Ciągle gadamy o miłości i seksie – wiadomka, jesteśmy nastolatkami. Do upojenia słuchamy Doorsów, Bowiego, Dylana, Kaczmarskiego i Brela. Czytamy Marqueza, Goldinga, Orwella. Rzucamy się łapczywie na Witkacego. Żywimy się bułkami z serem, Ptysiem i Carmenami. Radosne szczeniaki.

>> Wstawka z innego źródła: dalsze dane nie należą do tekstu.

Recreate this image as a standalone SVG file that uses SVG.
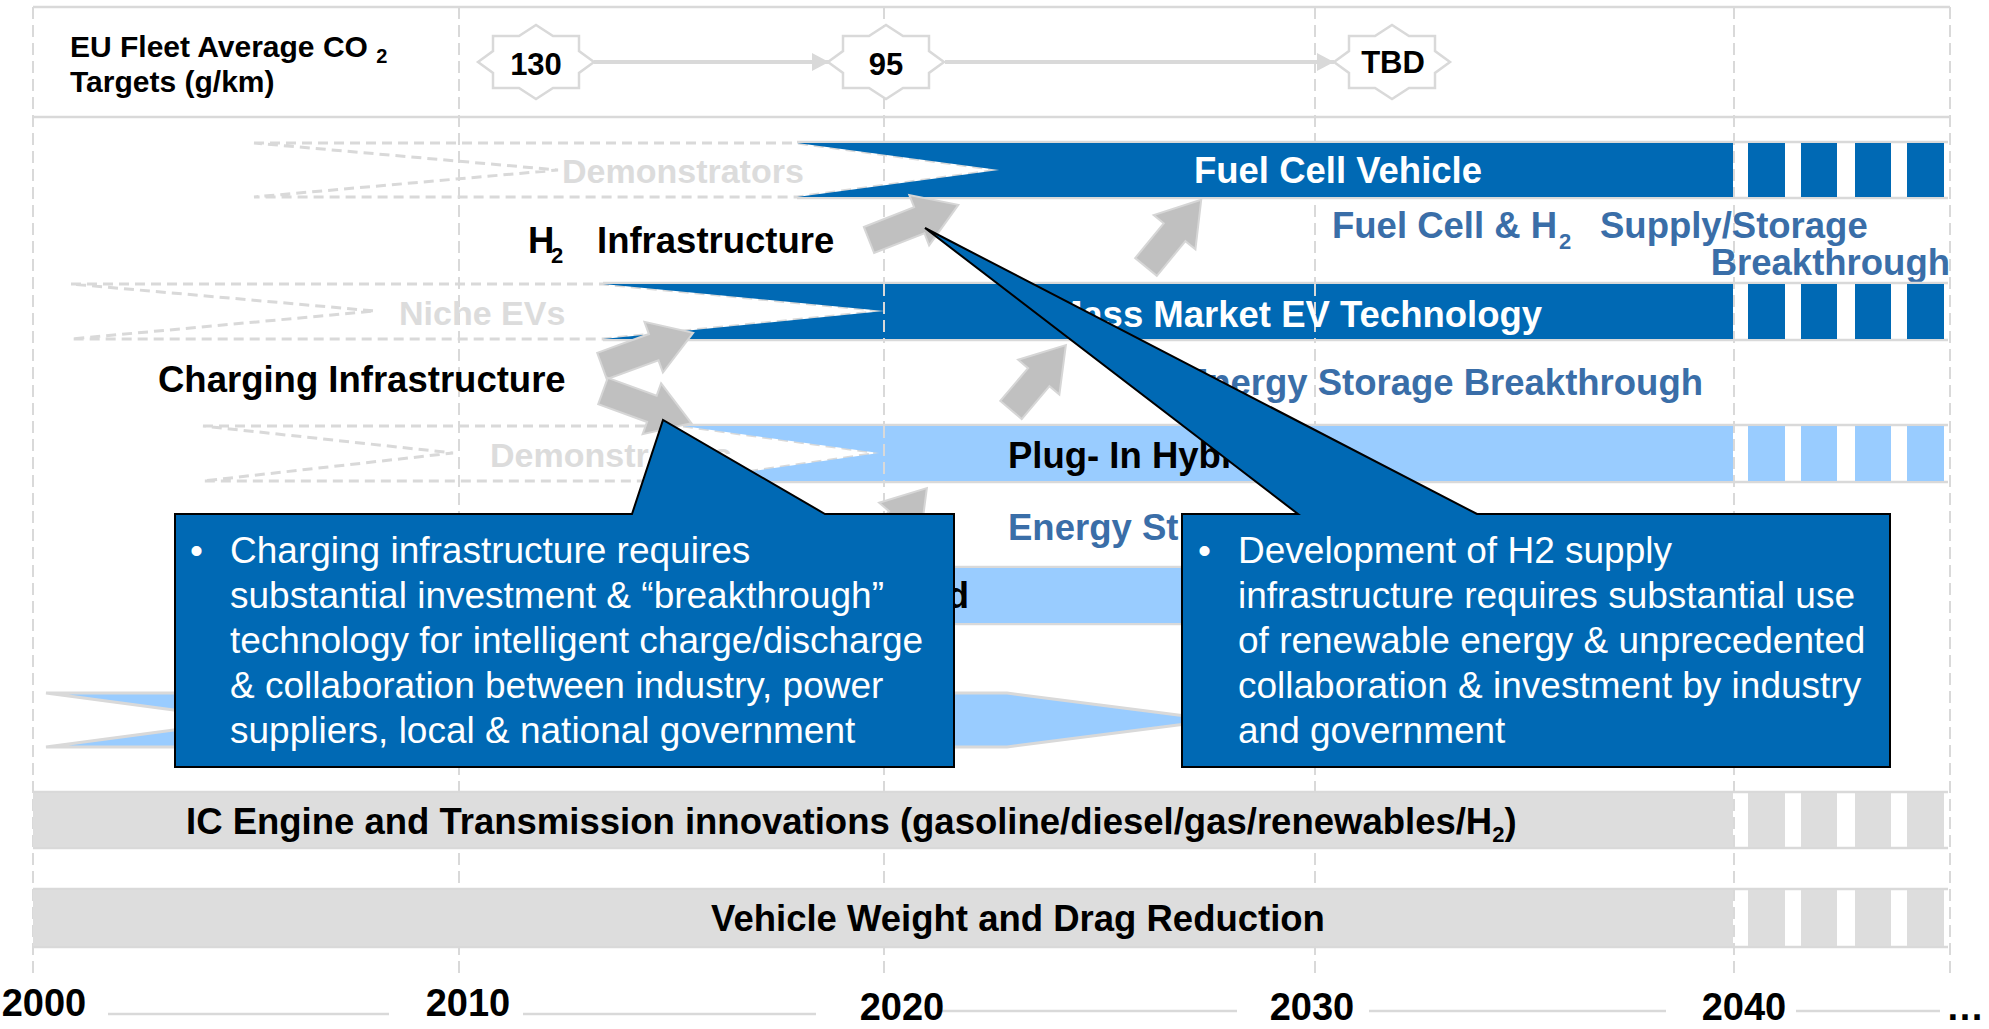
<svg xmlns="http://www.w3.org/2000/svg" width="1989" height="1029" viewBox="0 0 1989 1029">
<style>
text{font-family:"Liberation Sans",Arial,Helvetica,sans-serif}
.grid{stroke:#d9d9d9;stroke-width:2;stroke-dasharray:12 6;fill:none}
.solid{stroke:#d9d9d9;stroke-width:2.5;fill:none}
.dk{fill:#0069b4}
.lt{fill:#99ccff}
.gr{fill:#dddddd}
.lane{stroke:#d9d9d9;stroke-width:2.5}
.chev{fill:none;stroke:#d9d9d9;stroke-width:3;stroke-dasharray:10 6}
.ghost{fill:#dcdcdc;font-weight:bold;font-size:34px}
.lbl{font-weight:bold;font-size:36.5px}
.bt{fill:#3a6ea8}
.barrow{fill:#c0c0c0;stroke:#d6d6d6;stroke-width:2}
.callout{fill:#0069b4;stroke:#000;stroke-width:2}
.ct{fill:#fff;font-size:37px}
.yr{font-weight:bold;font-size:38px;fill:#000}
.star{fill:#fff;stroke:#d9d9d9;stroke-width:2.5}
.num{font-weight:bold;font-size:31px;fill:#000;text-anchor:middle}
.tline{stroke:#d9d9d9;stroke-width:4;fill:none}
.ov{stroke:#d9d9d9;stroke-width:2;stroke-dasharray:12 6}
</style>
<defs>
<path id="star" d="M58,0 L43,-11 L43,-26 L17,-26 L0,-37 L-17,-26 L-43,-26 L-43,-11 L-58,0 L-43,11 L-43,26 L-17,26 L0,37 L17,26 L43,26 L43,11 Z"/>
<marker id="ah" markerUnits="userSpaceOnUse" markerWidth="20" markerHeight="20" refX="17" refY="9" orient="auto">
<path d="M0,0 L17,9 L0,18 Z" fill="#d9d9d9"/>
</marker>
</defs>
<rect width="1989" height="1029" fill="#fff"/>

<g id="grid">
<line x1="33" y1="7" x2="1950" y2="7" class="solid"/>
<line x1="33" y1="117" x2="1950" y2="117" class="solid"/>
<line x1="33" y1="7" x2="33" y2="975" class="grid"/>
<line x1="459" y1="7" x2="459" y2="975" class="grid"/>
<line x1="884" y1="7" x2="884" y2="975" class="grid"/>
<line x1="1315" y1="7" x2="1315" y2="975" class="grid"/>
<line x1="1734" y1="7" x2="1734" y2="975" class="grid"/>
<line x1="1950" y1="7" x2="1950" y2="975" class="grid"/>
</g>

<g id="co2-title">
<text x="70" y="57" font-weight="bold" font-size="30">EU Fleet Average CO <tspan font-size="20" dy="6">2</tspan></text>
<text x="70" y="92" font-weight="bold" font-size="30">Targets (g/km)</text>
</g>

<g id="connectors">
<line x1="594" y1="62" x2="829" y2="62" class="tline" marker-end="url(#ah)"/>
<line x1="945" y1="62" x2="1334" y2="62" class="tline" marker-end="url(#ah)"/>
</g>

<g id="target-130"><use href="#star" x="536" y="62" class="star"/><text x="536" y="75" class="num">130</text></g>
<g id="target-95"><use href="#star" x="886" y="62" class="star"/><text x="886" y="75" class="num">95</text></g>
<g id="target-tbd"><use href="#star" x="1392" y="62" class="star"/><text x="1393" y="73" class="num">TBD</text></g>

<g id="fcv-demonstrators">
<path d="M254,143 L797,143 L999,170 L797,197 L254,197 L558,170 Z" class="chev"/>
<text x="562" y="183" class="ghost">Demonstrators</text>
</g>
<g id="fuel-cell-vehicle">
<line x1="797" y1="142" x2="1948" y2="142" class="lane"/>
<line x1="797" y1="198" x2="1948" y2="198" class="lane"/>
<path d="M797,143 L1733,143 L1733,197 L797,197 L999,170 Z" class="dk"/>
<rect x="1748" y="143" width="37" height="54" class="dk"/>
<rect x="1801" y="143" width="36" height="54" class="dk"/>
<rect x="1855" y="143" width="36" height="54" class="dk"/>
<rect x="1907" y="143" width="37" height="54" class="dk"/>
<text x="1338" y="183" class="lbl" fill="#fff" text-anchor="middle">Fuel Cell Vehicle</text>
</g>

<g id="h2-infrastructure">
<text y="253" class="lbl" fill="#000"><tspan x="528">H</tspan><tspan x="551" y="263" font-size="22">2</tspan><tspan x="597" y="253">Infrastructure</tspan></text>
</g>

<g id="fc-h2-breakthrough">
<text y="238" class="lbl bt"><tspan x="1332">Fuel Cell &amp; H</tspan><tspan x="1559" y="249" font-size="22">2</tspan><tspan x="1600" y="238">Supply/Storage</tspan></text>
<text x="1950" y="275" class="lbl bt" text-anchor="end">Breakthrough</text>
</g>

<g id="niche-evs">
<path d="M71,284 L603,284 L884,311 L603,339 L71,339 L375,311 Z" class="chev"/>
<text x="399" y="325" class="ghost">Niche EVs</text>
</g>
<g id="mass-market-ev">
<line x1="603" y1="283" x2="1948" y2="283" class="lane"/>
<line x1="603" y1="340" x2="1948" y2="340" class="lane"/>
<path d="M603,284 L1733,284 L1733,339 L603,339 L884,311 Z" class="dk"/>
<rect x="1748" y="284" width="37" height="55" class="dk"/>
<rect x="1801" y="284" width="36" height="55" class="dk"/>
<rect x="1855" y="284" width="36" height="55" class="dk"/>
<rect x="1907" y="284" width="37" height="55" class="dk"/>
<line x1="884" y1="284" x2="884" y2="339" class="ov"/>
<line x1="1315" y1="284" x2="1315" y2="339" class="ov"/>
<text x="1297" y="327" class="lbl" fill="#fff" text-anchor="middle">Mass Market EV Technology</text>
</g>

<g id="charging-infrastructure">
<text x="158" y="392" class="lbl" fill="#000">Charging Infrastructure</text>
</g>

<g id="energy-storage-1">
<text x="1703" y="395" class="lbl bt" text-anchor="end">Energy Storage Breakthrough</text>
</g>

<g id="phev-demonstrators">
<path d="M203,426 L683,426 L879,453 L683,481 L203,481 L453,453 Z" class="chev"/>
<text x="490" y="467" class="ghost">Demonstrators</text>
</g>
<g id="plug-in-hybrid">
<line x1="683" y1="425" x2="1948" y2="425" class="lane"/>
<line x1="683" y1="482" x2="1948" y2="482" class="lane"/>
<path d="M683,426 L1733,426 L1733,481 L683,481 L879,453 Z" class="lt"/>
<rect x="1748" y="426" width="37" height="55" class="lt"/>
<rect x="1801" y="426" width="36" height="55" class="lt"/>
<rect x="1855" y="426" width="36" height="55" class="lt"/>
<rect x="1907" y="426" width="37" height="55" class="lt"/>
<line x1="884" y1="426" x2="884" y2="481" class="ov"/>
<text x="1008" y="468" class="lbl" fill="#000">Plug- In Hybrid</text>
</g>

<g id="energy-storage-2">
<text x="1008" y="540" class="lbl bt">Energy St</text>
</g>

<g id="full-hybrid">
<line x1="500" y1="567" x2="1500" y2="567" class="lane"/>
<line x1="500" y1="624" x2="1500" y2="624" class="lane"/>
<rect x="500" y="568" width="1000" height="55" class="lt"/>
<text x="969" y="608" class="lbl" fill="#000" text-anchor="end">d</text>
</g>

<g id="micro-mild-hybrid">
<path d="M46,693 L1007,693 L1217,720 L1007,747 L46,747 L249,720 Z" class="lt" stroke="#d9d9d9" stroke-width="3"/>
</g>

<g id="ic-engine">
<line x1="33" y1="792" x2="1948" y2="792" class="lane" stroke="#e4e4e4"/>
<line x1="33" y1="848" x2="1948" y2="848" class="lane" stroke="#e4e4e4"/>
<rect x="33" y="793" width="1700" height="54" class="gr"/>
<rect x="1748" y="793" width="37" height="54" class="gr"/>
<rect x="1801" y="793" width="36" height="54" class="gr"/>
<rect x="1855" y="793" width="36" height="54" class="gr"/>
<rect x="1907" y="793" width="37" height="54" class="gr"/>
<text x="186" y="834" class="lbl" fill="#000">IC Engine and Transmission innovations (gasoline/diesel/gas/renewables/H<tspan font-size="22" dy="8">2</tspan><tspan dy="-8">)</tspan></text>
</g>

<g id="vehicle-weight">
<line x1="33" y1="889" x2="1948" y2="889" class="lane" stroke="#e4e4e4"/>
<line x1="33" y1="947" x2="1948" y2="947" class="lane" stroke="#e4e4e4"/>
<rect x="33" y="890" width="1700" height="56" class="gr"/>
<rect x="1748" y="890" width="37" height="56" class="gr"/>
<rect x="1801" y="890" width="36" height="56" class="gr"/>
<rect x="1855" y="890" width="36" height="56" class="gr"/>
<rect x="1907" y="890" width="37" height="56" class="gr"/>
<text x="1018" y="931" class="lbl" fill="#000" text-anchor="middle">Vehicle Weight and Drag Reduction</text>
</g>

<g id="block-arrows">
<path d="M0,-14 H54 V-27 L96,0 L54,27 V14 H0 Z" transform="translate(869,240) rotate(-21.5)" class="barrow"/>
<path d="M0,-14 H45 V-27 L87,0 L45,27 V14 H0 Z" transform="translate(1146,267) rotate(-50.6)" class="barrow"/>
<path d="M0,-14 H55 V-27 L97,0 L55,27 V14 H0 Z" transform="translate(602,366) rotate(-20)" class="barrow"/>
<path d="M0,-14 H52 V-27 L94,0 L52,27 V14 H0 Z" transform="translate(603,391) rotate(20)" class="barrow"/>
<path d="M0,-14 H43 V-27 L85,0 L43,27 V14 H0 Z" transform="translate(1011,410) rotate(-49.8)" class="barrow"/>
<path d="M0,-14 H43 V-27 L85,0 L43,27 V14 H0 Z" transform="translate(872,553) rotate(-49.8)" class="barrow"/>
</g>

<g id="callout-charging">
<path d="M175,514 L632,514 L663,420 L825,514 L954,514 L954,767 L175,767 Z" class="callout"/>
<text x="190" y="563" class="ct">•</text>
<text class="ct">
<tspan x="230" y="563">Charging infrastructure requires</tspan>
<tspan x="230" y="608">substantial investment &amp; “breakthrough”</tspan>
<tspan x="230" y="653">technology for intelligent charge/discharge</tspan>
<tspan x="230" y="698">&amp; collaboration between industry, power</tspan>
<tspan x="230" y="743">suppliers, local &amp; national government</tspan>
</text>
</g>

<g id="callout-h2">
<path d="M1182,514 L1298,514 L925,228 L1477,514 L1890,514 L1890,767 L1182,767 Z" class="callout"/>
<text x="1198" y="563" class="ct">•</text>
<text class="ct">
<tspan x="1238" y="563">Development of H2 supply</tspan>
<tspan x="1238" y="608">infrastructure requires substantial use</tspan>
<tspan x="1238" y="653">of renewable energy &amp; unprecedented</tspan>
<tspan x="1238" y="698">collaboration &amp; investment by industry</tspan>
<tspan x="1238" y="743">and government</tspan>
</text>
</g>

<g id="time-axis">
<line x1="108" y1="1014" x2="389" y2="1014" stroke="#d9d9d9" stroke-width="2.5"/>
<line x1="523" y1="1014" x2="816" y2="1014" stroke="#d9d9d9" stroke-width="2.5"/>
<line x1="941" y1="1011" x2="1237" y2="1011" stroke="#d9d9d9" stroke-width="2.5"/>
<line x1="1369" y1="1011" x2="1666" y2="1011" stroke="#d9d9d9" stroke-width="2.5"/>
<line x1="1796" y1="1011" x2="1940" y2="1011" stroke="#d9d9d9" stroke-width="2.5"/>
<text x="44" y="1016" class="yr" text-anchor="middle">2000</text>
<text x="468" y="1016" class="yr" text-anchor="middle">2010</text>
<text x="902" y="1020" class="yr" text-anchor="middle">2020</text>
<text x="1312" y="1020" class="yr" text-anchor="middle">2030</text>
<text x="1744" y="1020" class="yr" text-anchor="middle">2040</text>
<text x="1946" y="1020" class="yr">…</text>
</g>
</svg>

Plecaki mamy pełne nielegalnej bibuły, w kieszeniach kredę, bo lubimy pisać na murach, że Solidarność zwycięży. Chodzimy na msze za ojczyznę, ponieważ czujemy, że trzeba tam być i głęboko przeżywamy to uczestnictwo. I to wszystko jest jakoś spójne, mieścimy to w sobie bez problemu. Nikt tam nie truje o gender i wydumanych grzechach. Nawet jako niewierzący mamy w tym kościele oparcie.
Mamy wielką energię, wielkie nadzieje. Nie mamy pojęcia, że ze strony tych, którym ufamy, to uwodzicielska gra.
Że kiedy tylko dorwą się do władzy, zechcą wziąć za mordę tę całą, tak im teraz przydatną, organiczną energię młodości, w której buzuje radość życia, seksualność, ciekawość. Jakkolwiek górnolotnie to zabrzmi, jedno się nie zmieniło: nadal wierzę, że Solidarność zwycięży. Ta, za którą byliśmy wtedy gotowi dać się pokroić. Super, że odgrzebałeś tę fotę!